The UK risks excluding the best developers on social class grounds - thetimmorgan
http://picklive.com/blog/the-uk-risks-excluding-the-best-developers-on-social-class-grounds

======
semanticist
(Repeating the comment I left there.)

I don't think just giving computers and internet connections would be
sufficient - modern computers are rubbish. The generation of kids who grew up
with Spectrums and C64s and Amstrad CPCs learned programming because they were
presented with a screen like this:

<http://www.retroisle.com/amstrad/cpc/Articles/cpc6128.png>

That little flashing prompt which promised effectively unlimited potential.
You just needed to type the right thing and you could do ANYTHING.

Especially for kids from poor backgrounds, the revelation that you can, by
yourself, create anything you can imagine is just huge.

Windows and and Mac computers don't have that. I mean, it's there - I can open
a Terminal window on my Mac and type 'irb' and start writing Ruby, but it's
not obvious. It's not RIGHT THERE, staring you in the face, daring you to use
it.

I think the Raspberry Pi - <http://www.raspberrypi.org/> \- project might be
the solution. It's incredibly cheap, it plugs into your TV (which was why the
Spectrum was a huge success at the low end of the home computer market,
because unlike the technically better BBC/Acorn or Amstrad machines, it didn't
need a dedicated monitor), and it runs Linux.

Yes, it'll boot into a GUI and not that teasing little flashing prompt, but
BECAUSE it's a non-standard OS on a non-standard CPU platform - and because
it's so cheap and easy to rest if you mess it up - it'll encourage fiddling
and exploring and that is what we need to get the next generation of hackers.

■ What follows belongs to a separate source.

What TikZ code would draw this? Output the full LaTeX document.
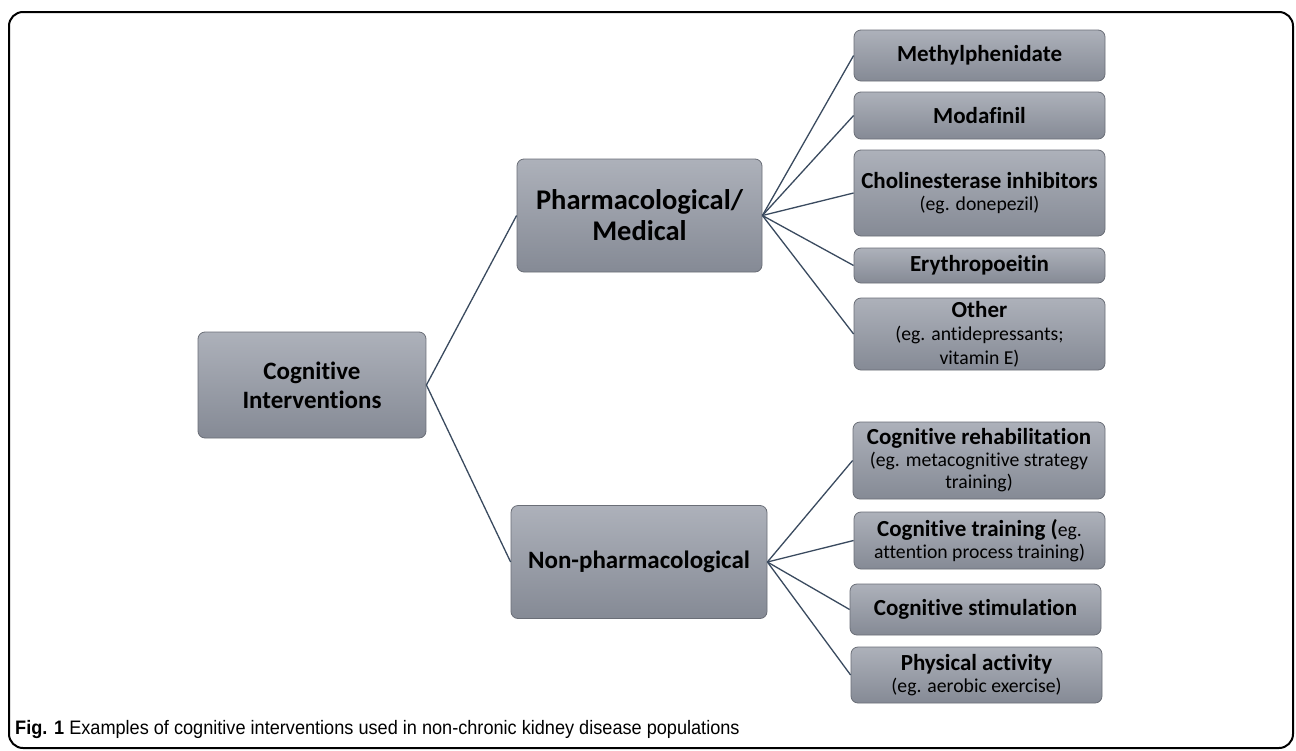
\documentclass[tikz,border=0pt]{standalone}
\usepackage{fontspec}
\setmainfont{Carlito}[Ligatures=NoCommon]
\newfontfamily\capfont[FakeStretch=0.93]{Liberation Sans}
\definecolor{boxtop}{HTML}{ADB1BA}
\definecolor{boxbot}{HTML}{858A95}
\definecolor{boxline}{HTML}{6A6E77}
\definecolor{linkcol}{HTML}{3A4A5F}
\tikzset{
  box/.style={draw=boxline, line width=0.8pt, rounded corners=7pt, top color=boxtop, bottom color=boxbot,
    align=center, inner sep=1pt, text=black},
  bigfont/.style={font=\fontsize{25}{29}\selectfont\bfseries},
  pharmfont/.style={font=\fontsize{28.5}{31}\selectfont\bfseries},
  smallfont/.style={font=\fontsize{19.7}{22}\selectfont},
  widefont/.style={font=\fontsize{19.7}{23.5}\selectfont},
  link/.style={draw=linkcol, line width=1.3pt},
}
\newcommand{\bb}[1]{{\fontsize{23}{22}\selectfont\bfseries #1}}
\begin{document}
\begin{tikzpicture}[x=1pt,y=-1pt]
\useasboundingbox (0,0) rectangle (1296,750);
\fill[white] (0,0) rectangle (1296,750);
\draw[line width=2pt, rounded corners=14pt] (9,12) rectangle (1293,748);

\node[box, bigfont, minimum width=228pt, minimum height=106pt] (ci) at (312,385) {Cognitive\\Interventions};
\node[box, pharmfont, minimum width=245pt, minimum height=113pt] (ph) at (639.5,215.5) {Pharmacological/\\Medical};
\node[box, bigfont, minimum width=256pt, minimum height=113pt] (np) at (639,562) {Non-pharmacological};

\node[box, smallfont, minimum width=251pt, minimum height=51pt] (m1) at (979.5,55.5) {\bb{Methylphenidate}};
\node[box, smallfont, minimum width=251pt, minimum height=47pt] (m2) at (979.5,115.5) {\bb{Modafinil}};
\node[box, smallfont, minimum width=251pt, minimum height=86pt] (m3) at (979.5,193) {\bb{Cholinesterase inhibitors}\\(eg. donepezil)};
\node[box, smallfont, minimum width=251pt, minimum height=35pt] (m4) at (979.5,265.5) {\bb{Erythropoeitin}};
\node[box, widefont, minimum width=251pt, minimum height=72pt] (m5) at (979.5,334) {\bb{Other}\\(eg. antidepressants;\\vitamin E)};

\node[box, smallfont, minimum width=252pt, minimum height=77pt] (n1) at (979,460.5) {\bb{Cognitive rehabilitation}\\(eg. metacognitive strategy\\training)};
\node[box, smallfont, minimum width=251pt, minimum height=57pt] (n2) at (979.5,540.5) {\bb{Cognitive training (}eg.\\attention process training)};
\node[box, smallfont, minimum width=251pt, minimum height=51pt] (n3) at (975.5,609.5) {\bb{Cognitive stimulation}};
\node[box, smallfont, minimum width=251pt, minimum height=56pt] (n4) at (976.5,675) {\bb{Physical activity}\\(eg. aerobic exercise)};

\draw[link] (ci.east) -- (ph.west);
\draw[link] (ci.east) -- (np.west);
\foreach \t in {m1,m2,m3,m4,m5} \draw[link] (ph.east) -- (\t.west);
\foreach \t in {n1,n2,n3,n4} \draw[link] (np.east) -- (\t.west);

\node[anchor=base west, inner sep=0pt, font=\capfont\fontsize{19.5}{22}\selectfont] (cap) at (15,734)
  {\textbf{Fig. 1} Examples of cognitive interventions used in non-chronic kidney disease populations};
\end{tikzpicture}
\end{document}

This is something I feel really strongly about. It's so easy to dismiss kids
from shit backgrounds as worthless neds/chavs, but for every knuckle-dragging
thug there's another kid with a spark of potential. I know how easily I
could've been a knuckle-dragger instead of the computer geek I turned out to
be.

------
sjtgraham
I'm working class, don't come from the typical background. I've experienced
snobbery and elitism in the UK tech scene.